The nine properties have a total of 84 beds and are currently 94 percent occupied. The portfolio immediately places API among the top owner/operators of student housing for USC students. Dan Lewin of Marcus & Millichap represented API in the transaction.

The JV was formed by Ashland Pacific, a vertically integrated real estate firm, and Integrated Capital Management, an investment management firm. Ashland Pacific will be the managing member of API with primary responsibility for the venture’s day-to-day operations. API combines the longtime student housing and institutional expertise of Ashland Pacific with the extensive private equity and advisory platform of ICM. The new acquisition has grown Ashland Pacific’s student housing owned/managed portfolio to 40 properties valued at nearly $70 million around USC.

Investment goals

Julio Davila, CEO & president of Ashland Pacific, said in a prepared statement the goal of the JV is to take the firm’s proven acquisition and management model and quadruple its assets over the next five years. Ashland Pacific was created last year but both Davila and COO Troy Dodgion have been active in the USC market for the last five years and Dodgion has about 15 years overall experience in the student housing sector. Both Ashland Pacific executives previously worked at institutional firms in commercial real estate. 

When they formed the JV with ICM, the decision was made to start in their own backyard near USC and make a large impact on the downtown Los Angeles student housing market, Davila said. The executives noted only about 15 percent of student housing needs at USC are provided on-campus, mostly for freshman. The JV is positioned to capitalize on the demand for off-campus alternatives for undergraduate and graduate students.

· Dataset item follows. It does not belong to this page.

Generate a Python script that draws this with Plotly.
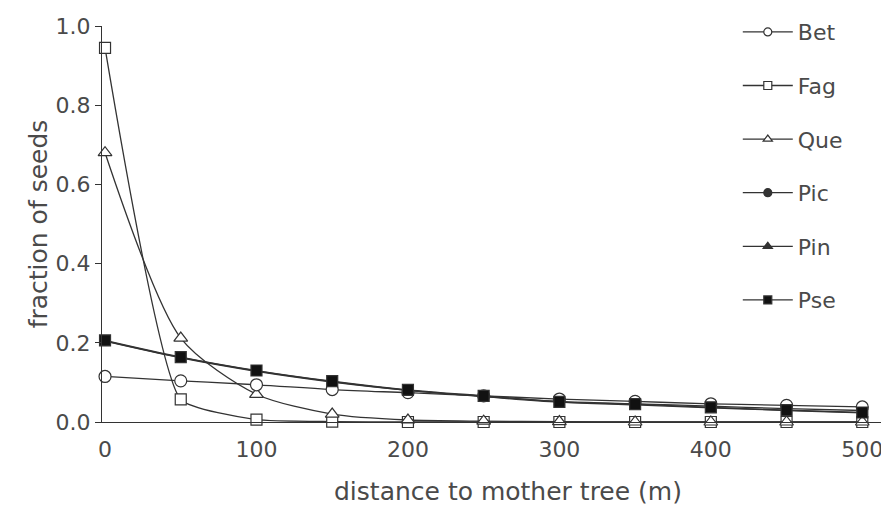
import plotly.graph_objects as go

distance = [0, 50, 100, 150, 200, 250, 300, 350, 400, 450, 500]
species = ["Bet", "Fag", "Que", "Pic", "Pin", "Pse"]
Bet = [0.115, 0.104, 0.094, 0.082, 0.074, 0.066, 0.058, 0.052, 0.046, 0.042, 0.038]
Fag = [0.945, 0.057, 0.006, 0.001, 0.0, 0.0, 0.0, 0.0, 0.0, 0.0, 0.0]
Que = [0.680, 0.212, 0.070, 0.020, 0.005, 0.002, 0.001, 0.0, 0.0, 0.0, 0.0]
Pic = [0.205, 0.163, 0.129, 0.102, 0.080, 0.065, 0.052, 0.046, 0.040, 0.034, 0.029]
Pin = [0.204, 0.162, 0.128, 0.101, 0.080, 0.064, 0.050, 0.043, 0.036, 0.029, 0.023]
Pse = [0.206, 0.164, 0.130, 0.103, 0.081, 0.066, 0.051, 0.045, 0.037, 0.030, 0.024]
x_ticks = [0, 100, 200, 300, 400, 500]
y_ticks = [0.0, 0.2, 0.4, 0.6, 0.8, 1.0]

values = {"Bet": Bet, "Fag": Fag, "Que": Que, "Pic": Pic, "Pin": Pin, "Pse": Pse}
INK = "#333333"
TXT = "#4a4a4a"
style = {
    "Bet": dict(symbol="circle", color="white", size=12, smooth=1.0),
    "Fag": dict(symbol="square", color="white", size=11, smooth=0.45),
    "Que": dict(symbol="triangle-up", color="white", size=12, smooth=0.75),
    "Pic": dict(symbol="circle", color=INK, size=9, smooth=1.0),
    "Pin": dict(symbol="triangle-up", color=INK, size=9, smooth=1.0),
    "Pse": dict(symbol="square", color="#111111", size=11, smooth=1.0),
}
draw_order = ["Pin", "Pic", "Fag", "Que", "Bet", "Pse"]

fig = go.Figure()
for name in draw_order:
    s = style[name]
    fig.add_trace(go.Scatter(
        x=distance, y=values[name], mode="lines+markers", name=name,
        line=dict(color=INK, width=1.3, shape="spline", smoothing=s["smooth"]),
        marker=dict(symbol=s["symbol"], size=s["size"], color=s["color"],
                    line=dict(color=INK, width=1.2)),
        showlegend=False, cliponaxis=False,
    ))
for name in species:
    s = style[name]
    fig.add_trace(go.Scatter(
        x=[None], y=[None], mode="lines+markers", name=name,
        line=dict(color=INK, width=1.3),
        marker=dict(symbol=s["symbol"], size=8, color=s["color"],
                    line=dict(color=INK, width=1.2)),
        legendgroup=name, showlegend=True,
    ))

fig.add_annotation(text="distance to mother tree (m)", xref="paper", yref="paper",
                   x=0.5185, y=-0.1746, xanchor="center", yanchor="middle",
                   showarrow=False, font=dict(size=25, color=TXT))

fig.update_layout(
    width=881, height=498,
    margin=dict(l=94, r=4, t=17, b=84),
    paper_bgcolor="white", plot_bgcolor="white",
    font=dict(family="DejaVu Sans", size=22, color=TXT),
    legend=dict(x=0.812, xanchor="left", y=1.035, yanchor="top",
                traceorder="grouped", tracegroupgap=22, itemwidth=50, maxheight=490,
                font=dict(size=22, color=TXT), bgcolor="rgba(0,0,0,0)"),
    xaxis=dict(range=[-2, 515], tickvals=x_ticks, ticktext=[str(v) for v in x_ticks],
               showgrid=False, zeroline=False, showline=True, linecolor=INK, linewidth=1.2,
               ticks="", ticklabelstandoff=7, automargin=False),
    yaxis=dict(range=[0, 1.0], tickvals=y_ticks, ticktext=[f"{v:.1f}" for v in y_ticks],
               showgrid=False, zeroline=False, showline=True, linecolor=INK, linewidth=1.2,
               ticks="outside", ticklen=6, tickcolor=INK, tickwidth=1.2, automargin=False,
               title=dict(text="fraction of seeds", font=dict(size=25, color=TXT), standoff=0)),
)
fig.write_html("out.html")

John Carrick, ICM co-founder & managing principal, said in prepared remarks many investors are attracted to the resilience student housing offers in any economic climate. He said ICM had seen the value Ashland Pacific has already delivered for its stakeholders and expected the new joint venture would lead to impressive returns by expanding the proven business model.

With a plan to use the JV to scale up the student housing platform, API will be looking at other West Coast locations.

“We have no concrete plans to announce yet, but appealing markets on the West Coast include Washington state, Southern California, Nevada and Colorado,” Davila told Multi-Housing News.